What a Premium Subscription Might Offer (and What it Won't)
Based on industry trends, a Meta premium tier might include:
- Ad-Free Browsing: The most obvious and immediate benefit.
- Exclusive Features: Enhanced profile customization, unique emojis, advanced analytics for creators, early access to new functionalities.
- Enhanced Customer Support: Faster response times, dedicated support channels.
- Verification Badges: As seen with Meta Verified, offering status or authenticity indicators.
What it unequivocally won't offer, based on the fundamental economics and technical architecture of Meta, is a robust shield against data collection and profiling. Users would still be subjects of Meta's vast surveillance capitalism engine, merely paying to opt out of the most overt manifestation of that surveillance: personalized advertisements.
Implications for Cybersecurity Researchers and Privacy Advocates
For cybersecurity researchers and privacy advocates, Meta's premium subscription model presents several critical implications:
- Increased User Confusion: The marketing surrounding such a subscription could deliberately obfuscate the true extent of data collection, leading users to believe they are buying privacy when they are not. This necessitates clearer communication and continued educational efforts.
- Verification Challenge: Verifying any claims of reduced tracking for premium users would be incredibly challenging due to the opaque nature of Meta's internal data processing and proprietary algorithms.

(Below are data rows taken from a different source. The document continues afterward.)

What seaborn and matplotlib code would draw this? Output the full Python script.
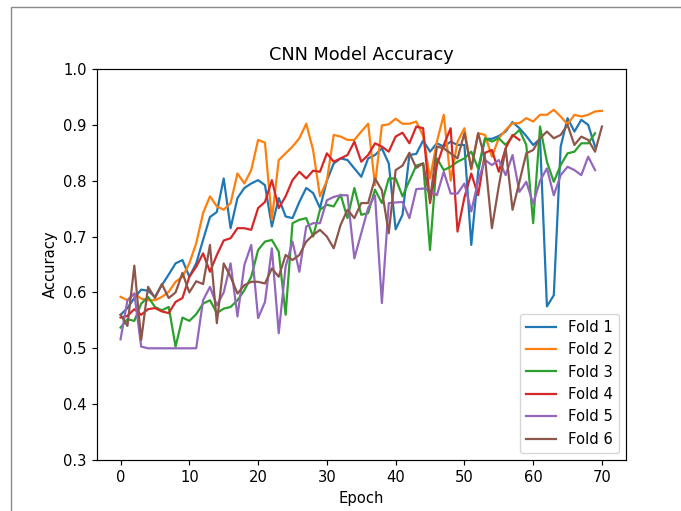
import numpy as np
import pandas as pd
import matplotlib
matplotlib.use("Agg")
import matplotlib.pyplot as plt
from matplotlib.patches import Rectangle
import seaborn as sns

fold_names = ["Fold 1", "Fold 2", "Fold 3", "Fold 4", "Fold 5", "Fold 6"]

fold1 = [0.56, 0.572, 0.59, 0.605, 0.603, 0.592, 0.613, 0.632, 0.652, 0.658,
         0.628, 0.652, 0.694, 0.735, 0.744, 0.804, 0.715, 0.769, 0.787, 0.795,
         0.801, 0.792, 0.718, 0.769, 0.736, 0.733, 0.762, 0.787, 0.778, 0.751,
         0.80, 0.831, 0.84, 0.837, 0.822, 0.807, 0.84, 0.846, 0.858, 0.831,
         0.713, 0.739, 0.846, 0.848, 0.872, 0.852, 0.867, 0.861, 0.87, 0.864,
         0.864, 0.685, 0.816, 0.875, 0.875, 0.88, 0.888, 0.905, 0.894, 0.88,
         0.864, 0.875, 0.575, 0.595, 0.861, 0.912, 0.888, 0.909, 0.90, 0.861]

fold2 = [0.592, 0.586, 0.598, 0.589, 0.586, 0.586, 0.592, 0.601, 0.619, 0.628,
         0.652, 0.688, 0.742, 0.772, 0.754, 0.748, 0.760, 0.813, 0.795, 0.819,
         0.873, 0.868, 0.730, 0.837, 0.849, 0.861, 0.876, 0.902, 0.855, 0.772,
         0.80, 0.882, 0.879, 0.873, 0.873, 0.888, 0.902, 0.792, 0.899, 0.901,
         0.911, 0.902, 0.902, 0.906, 0.88, 0.804, 0.87, 0.918, 0.80, 0.87,
         0.894, 0.82, 0.885, 0.882, 0.843, 0.876, 0.891, 0.903, 0.903, 0.912,
         0.906, 0.918, 0.918, 0.927, 0.915, 0.901, 0.918, 0.915, 0.918, 0.924,
         0.925]

fold3 = [0.537, 0.552, 0.549, 0.580, 0.592, 0.574, 0.568, 0.574, 0.503, 0.555,
         0.549, 0.561, 0.580, 0.586, 0.563, 0.571, 0.574, 0.586, 0.604, 0.628,
         0.676, 0.691, 0.694, 0.673, 0.560, 0.724, 0.730, 0.733, 0.700, 0.748,
         0.757, 0.754, 0.775, 0.733, 0.787, 0.739, 0.742, 0.784, 0.760, 0.804,
         0.804, 0.772, 0.80, 0.827, 0.831, 0.676, 0.84, 0.819, 0.825, 0.834,
         0.84, 0.852, 0.822, 0.876, 0.87, 0.876, 0.864, 0.879, 0.891, 0.864,
         0.724, 0.897, 0.834, 0.798, 0.828, 0.849, 0.852, 0.867, 0.867, 0.885]

fold4 = [0.555, 0.558, 0.57, 0.56, 0.57, 0.572, 0.566, 0.563, 0.583, 0.59,
         0.628, 0.646, 0.670, 0.637, 0.667, 0.693, 0.697, 0.715, 0.715, 0.712,
         0.751, 0.762, 0.801, 0.751, 0.772, 0.801, 0.816, 0.804, 0.818, 0.816,
         0.849, 0.834, 0.840, 0.846, 0.870, 0.834, 0.846, 0.867, 0.861, 0.852,
         0.879, 0.886, 0.867, 0.897, 0.894, 0.76, 0.828, 0.864, 0.894, 0.709,
         0.77, 0.813, 0.774, 0.85, 0.855, 0.816, 0.858, 0.882, 0.873]

fold5 = [0.516, 0.586, 0.598, 0.503, 0.50, 0.50, 0.50, 0.50, 0.50, 0.50,
         0.50, 0.50, 0.586, 0.610, 0.577, 0.60, 0.652, 0.557, 0.649, 0.685,
         0.554, 0.583, 0.679, 0.527, 0.646, 0.691, 0.637, 0.718, 0.724, 0.724,
         0.765, 0.771, 0.774, 0.774, 0.661, 0.706, 0.751, 0.774, 0.581, 0.760,
         0.761, 0.762, 0.733, 0.785, 0.786, 0.783, 0.774, 0.816, 0.777, 0.777,
         0.795, 0.745, 0.80, 0.837, 0.828, 0.837, 0.81, 0.846, 0.78, 0.798,
         0.759, 0.80, 0.822, 0.774, 0.81, 0.825, 0.819, 0.81, 0.843, 0.819]

fold6 = [0.56, 0.54, 0.648, 0.515, 0.61, 0.59, 0.615, 0.59, 0.60, 0.635,
         0.60, 0.62, 0.615, 0.685, 0.545, 0.652, 0.628, 0.598, 0.613, 0.619,
         0.619, 0.616, 0.643, 0.628, 0.667, 0.658, 0.667, 0.691, 0.703, 0.712,
         0.70, 0.679, 0.721, 0.748, 0.733, 0.760, 0.760, 0.804, 0.783, 0.706,
         0.819, 0.827, 0.85, 0.823, 0.831, 0.765, 0.861, 0.858, 0.849, 0.84,
         0.885, 0.822, 0.885, 0.84, 0.715, 0.79, 0.858, 0.748, 0.798, 0.849,
         0.855, 0.876, 0.888, 0.876, 0.882, 0.90, 0.864, 0.879, 0.873, 0.852,
         0.897]

folds = [fold1, fold2, fold3, fold4, fold5, fold6]

rows = []
for name, vals in zip(fold_names, folds):
    for ep, v in enumerate(vals):
        rows.append({"Epoch": ep, "Accuracy": v, "Fold": name})
df = pd.DataFrame(rows)

s = 1.063
plt.rcParams.update({
    "font.family": ["DejaVu Sans"],
    "font.size": 10 * s,
    "axes.linewidth": 0.8 * s,
    "xtick.major.width": 0.8 * s,
    "ytick.major.width": 0.8 * s,
    "xtick.major.size": 3.5 * s,
    "ytick.major.size": 3.5 * s,
})

fig = plt.figure(figsize=(6.81, 5.11), dpi=100)
ax = fig.add_axes([96.5 / 681, 1 - 460 / 511, (626 - 96.5) / 681, (460 - 69) / 511])

palette = sns.color_palette("tab10", 6)
sns.lineplot(data=df, x="Epoch", y="Accuracy", hue="Fold", palette=palette,
             linewidth=1.5 * s, ax=ax, estimator=None, sort=False)

ax.set_ylim(0.3, 1.0)
ax.set_xticks([0, 10, 20, 30, 40, 50, 60, 70])
ax.set_title("CNN Model Accuracy", fontsize=12 * s, pad=6 * s)
ax.set_xlabel("Epoch", fontsize=10 * s)
ax.set_ylabel("Accuracy", fontsize=10 * s)
ax.tick_params(labelsize=10 * s)

handles, labels = ax.get_legend_handles_labels()
ax.legend(handles, labels, loc="lower right", fontsize=10 * s)

# screenshot frame border
fig.add_artist(Rectangle((10.5 / 681, -0.1), 1.2, (1 - 7.5 / 511) + 0.1,
                         transform=fig.transFigure, fill=False,
                         edgecolor="#8a8a8a", linewidth=1.0, clip_on=False))

fig.savefig("out.png", dpi=100)
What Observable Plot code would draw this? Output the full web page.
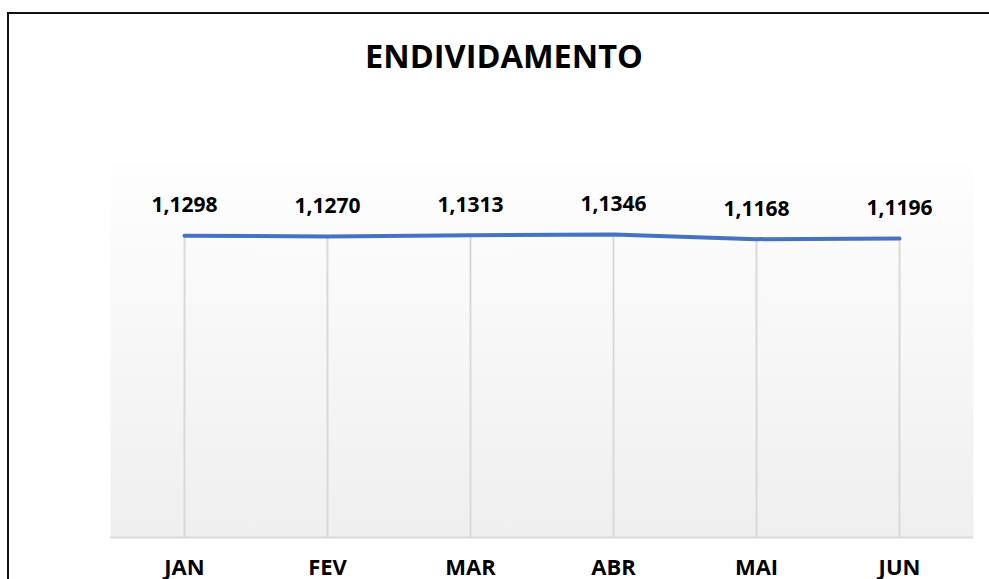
<!DOCTYPE html>
<html>
<head>
<meta charset="utf-8">
<script src="https://cdn.jsdelivr.net/npm/d3@7"></script>
<script src="https://cdn.jsdelivr.net/npm/@observablehq/plot@0.6"></script>
<style>
  html, body { margin: 0; padding: 0; background: #fff; }
  #wrap { position: relative; width: 989px; height: 579px; overflow: hidden; background: #fff; }
  #border { position: absolute; left: 7px; top: 12px; width: 1000px; height: 620px; border: 2px solid #111; box-sizing: border-box; pointer-events: none; }
  #title { position: absolute; left: 504px; top: 40px; transform: translateX(-50%); font-family: 'Open Sans', sans-serif; font-weight: bold; font-size: 32.5px; line-height: 32px; color: #000; white-space: nowrap; }
  #chart { position: absolute; left: 0; top: 0; }
</style>
</head>
<body>
<div id="wrap">
  <div id="chart"></div>
  <div id="border"></div>
  <div id="title">ENDIVIDAMENTO</div>
</div>
<script>
const months = ["JAN", "FEV", "MAR", "ABR", "MAI", "JUN"];
const values = [1.1298, 1.1270, 1.1313, 1.1346, 1.1168, 1.1196];
const yDomain = [0, 1.4];

const data = months.map((m, i) => ({month: m, value: values[i]}));
const fmt = v => v.toFixed(4).replace(".", ",");

const chart = Plot.plot({
  width: 989,
  height: 579,
  marginLeft: 110,
  marginRight: 16,
  marginTop: 163,
  marginBottom: 42,
  x: {type: "point", domain: months, padding: 0.5},
  y: {domain: yDomain, axis: null},
  style: {fontFamily: "'Open Sans', sans-serif", background: "transparent", color: "#000", overflow: "visible"},
  marks: [
    Plot.frame({fill: "url(#bggrad)", stroke: null}),
    Plot.ruleX(data, {x: "month", y1: 0, y2: "value", stroke: "#d9d9d9", strokeWidth: 2}),
    Plot.ruleY([0], {stroke: "#d9d9d9", strokeWidth: 2}),
    Plot.lineY(data, {x: "month", y: "value", stroke: "#4472C4", strokeWidth: 4, strokeLinecap: "round", strokeLinejoin: "round"}),
    Plot.text(data, {x: "month", y: "value", text: d => fmt(d.value), dy: -30, fontSize: 21, fontWeight: "bold", fill: "#000"}),
    Plot.axisX({tickSize: 0, tickPadding: 22, fontSize: 22, fontWeight: "bold", label: null})
  ]
});

d3.select(chart).insert("defs", ":first-child").html(
  '<linearGradient id="bggrad" x1="0" y1="0" x2="0" y2="1">' +
  '<stop offset="0" stop-color="#fefefe"/>' +
  '<stop offset="1" stop-color="#efefef"/>' +
  '</linearGradient>'
);

document.getElementById("chart").appendChild(chart);
</script>
</body>
</html>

Independent audits and reverse engineering efforts would be crucial but difficult.
- The 'Pay-for-Privacy' Trap: This model normalizes the idea that privacy is a luxury, accessible only to those who can afford it, rather than a fundamental right. It shifts the burden of privacy protection from the data collector to the individual user.
- Regulatory Pressure: This development underscores the urgent need for stronger data protection regulations that mandate genuine privacy by design, rather than allowing companies to offer superficial 'privacy' features as an upsell.
In conclusion, while Meta's foray into premium subscriptions may offer users a more aesthetically pleasing, ad-free experience, cybersecurity researchers must remain vigilant. The core data collection machine, the very foundation of Meta's business, is unlikely to be dismantled or significantly curtailed for paying users. True digital privacy on these platforms will continue to require proactive measures from users and robust regulatory oversight, rather than merely opening one's wallet.